■ **Task goal**
Take the lines from the beginning of the material through the line containing "rg_m = [16700, 19050, 14500, 1400, 600, 100]" and retype them exactly, leaving the pictures out.
***** Data shown *****
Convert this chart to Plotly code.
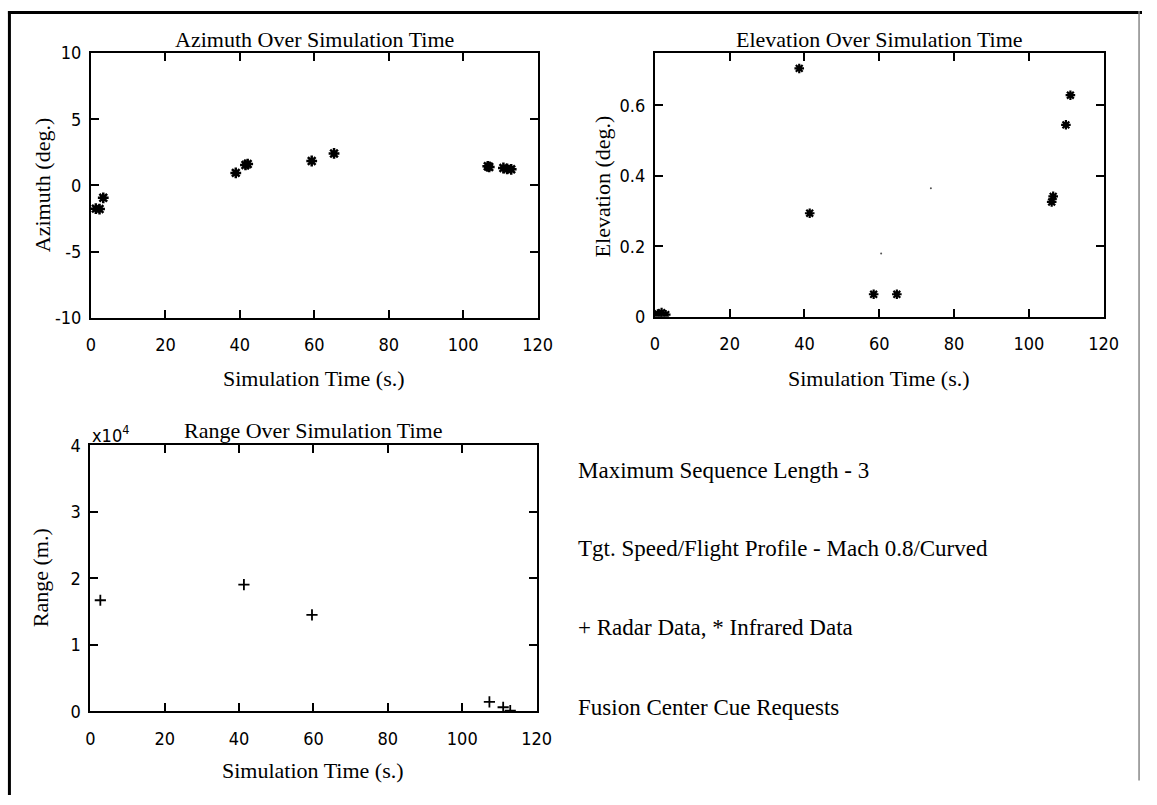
import plotly.graph_objects as go

W, H = 1157, 805

# ---------------- data ----------------
az_time = [1.3, 2.3, 3.3, 38.9, 41.5, 42.1, 59.3, 65.3, 106.6, 107.0, 110.8, 111.8, 112.9]
az_deg = [-1.75, -1.78, -0.93, 0.95, 1.55, 1.62, 1.85, 2.42, 1.45, 1.40, 1.32, 1.25, 1.22]

el_time = [0.8, 1.8, 2.9, 38.6, 41.4, 58.5, 64.7, 106.1, 106.5, 109.9, 111.1]
el_deg = [0.008, 0.012, 0.006, 0.705, 0.294, 0.064, 0.064, 0.326, 0.342, 0.545, 0.629]

el_dot_time = [60.5, 73.8]
el_dot_deg = [0.18, 0.365]

rg_time = [2.7, 41.3, 59.6, 107.3, 111.0, 112.9]
rg_m = [16700, 19050, 14500, 1400, 600, 100]

x_ticks = [0, 20, 40, 60, 80, 100, 120]
az_ticks = [10, 5, 0, -5, -10]
az_tick_text = ["10", "5", "0", "-5", "-10"]
el_ticks = [0, 0.2, 0.4, 0.6]
el_tick_text = ["0", "0.2", "0.4", "0.6"]
rg_ticks = [0, 10000, 20000, 30000, 40000]
rg_tick_text = ["0", "1", "2", "3", "4"]

notes = ["Maximum Sequence Length - 3",
         "Tgt. Speed/Flight Profile - Mach 0.8/Curved",
         "+ Radar Data, * Infrared Data",
         "Fusion Center Cue Requests"]

# ---------------- layout helpers ----------------
def px(x):
    return x / W

def py(y):
    return 1 - y / H

SERIF = "Liberation Serif, Times New Roman, serif"
SANS = "DejaVu Sans Condensed, DejaVu Sans, sans-serif"

# plot boxes in pixels: (left, right, top, bottom)
box1 = (87.5, 542, 43.3, 315)
box2 = (661.3, 1118, 42.7, 314)
box3 = (86.8, 541, 446, 719)

axis_common = dict(
    showline=True, linewidth=2, linecolor="black", mirror="allticks",
    ticks="inside", ticklen=8, tickwidth=1.5, tickcolor="black",
    showgrid=False, zeroline=False,
    tickfont=dict(family=SANS, size=18, color="black"),
)

fig = go.Figure()

ast = dict(symbol="asterisk-open", size=9, color="black", line=dict(color="black", width=2.5))
ast2 = dict(symbol="asterisk-open", size=8, color="black", line=dict(color="black", width=2.2))

fig.add_trace(go.Scatter(x=az_time, y=az_deg, mode="markers", marker=ast,
                         xaxis="x", yaxis="y", showlegend=False))
fig.add_trace(go.Scatter(x=el_time, y=el_deg, mode="markers", marker=ast2,
                         xaxis="x2", yaxis="y2", showlegend=False))
fig.add_trace(go.Scatter(x=el_dot_time, y=el_dot_deg, mode="markers",
                         marker=dict(symbol="circle", size=2, color="#555555"),
                         xaxis="x2", yaxis="y2", showlegend=False))
fig.add_trace(go.Scatter(x=rg_time, y=rg_m, mode="markers",
                         marker=dict(symbol="cross-thin-open", size=8, color="black",
                                     line=dict(color="black", width=1.8)),
                         xaxis="x3", yaxis="y3", showlegend=False))

def xa(box, anchor):
    return dict(axis_common, domain=[px(box[0]), px(box[1])], range=[0, 120],
                tickvals=x_ticks, anchor=anchor, ticklabelstandoff=10)

def ya(box, anchor, rng, tv, tt):
    return dict(axis_common, domain=[py(box[3]), py(box[2])], range=rng,
                tickvals=tv, ticktext=tt, anchor=anchor, ticklabelstandoff=4)

fig.update_layout(
    width=W, height=H,
    margin=dict(l=0, r=0, t=0, b=0),
    paper_bgcolor="white", plot_bgcolor="white",
    xaxis=xa(box1, "y"),
    yaxis=ya(box1, "x", [-10, 10], az_ticks, az_tick_text),
    xaxis2=xa(box2, "y2"),
    yaxis2=ya(box2, "x2", [0, 0.75], el_ticks, el_tick_text),
    xaxis3=xa(box3, "y3"),
    yaxis3=ya(box3, "x3", [0, 40000], rg_ticks, rg_tick_text),
)

ann = []

def text(x, y, s, size=22, family=SERIF, xanchor="center", angle=0):
    ann.append(dict(x=px(x), y=py(y), xref="paper", yref="paper", text=s,
                    showarrow=False, xanchor=xanchor, yanchor="middle",
                    textangle=angle, font=dict(family=family, size=size, color="black")))

# titles
text((box1[0] + box1[1]) / 2, 29, "Azimuth Over Simulation Time")
text((box2[0] + box2[1]) / 2, 29, "Elevation Over Simulation Time")
text((box3[0] + box3[1]) / 2, 431, "Range Over Simulation Time")
# x titles
text((box1[0] + box1[1]) / 2, 377, "Simulation Time (s.)")
text((box2[0] + box2[1]) / 2, 377, "Simulation Time (s.)")
text((box3[0] + box3[1]) / 2, 780, "Simulation Time (s.)")
# y titles
text(37.5, 179, "Azimuth (deg.)", angle=-90)
text(607.6, 180, "Elevation (deg.)", angle=-90)
text(36, 582, "Range (m.)", angle=-90)
# exponent
text(87, 434, "x10<sup>4</sup>", size=18, family=SANS, xanchor="left")
# notes
for s, y in zip(notes, [472, 552, 633, 715]):
    text(581, y, s, size=23, xanchor="left")

fig.update_layout(annotations=ann)

# outer frame
fig.update_layout(shapes=[
    dict(type="line", xref="paper", yref="paper", x0=px(4.5), x1=px(4.5), y0=0, y1=1,
         line=dict(color="black", width=3)),
    dict(type="line", xref="paper", yref="paper", x0=px(3), x1=1, y0=py(1.5), y1=py(1.5),
         line=dict(color="black", width=3)),
    dict(type="line", xref="paper", yref="paper", x0=px(1154), x1=px(1154), y0=py(790), y1=1,
         line=dict(color="#888888", width=1.5)),
])

fig.write_html("out.html")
*****
■ **Response to the exercise**
Convert this chart to Plotly code.
import plotly.graph_objects as go

W, H = 1157, 805

# ---------------- data ----------------
az_time = [1.3, 2.3, 3.3, 38.9, 41.5, 42.1, 59.3, 65.3, 106.6, 107.0, 110.8, 111.8, 112.9]
az_deg = [-1.75, -1.78, -0.93, 0.95, 1.55, 1.62, 1.85, 2.42, 1.45, 1.40, 1.32, 1.25, 1.22]

el_time = [0.8, 1.8, 2.9, 38.6, 41.4, 58.5, 64.7, 106.1, 106.5, 109.9, 111.1]
el_deg = [0.008, 0.012, 0.006, 0.705, 0.294, 0.064, 0.064, 0.326, 0.342, 0.545, 0.629]

el_dot_time = [60.5, 73.8]
el_dot_deg = [0.18, 0.365]

rg_time = [2.7, 41.3, 59.6, 107.3, 111.0, 112.9]
rg_m = [16700, 19050, 14500, 1400, 600, 100]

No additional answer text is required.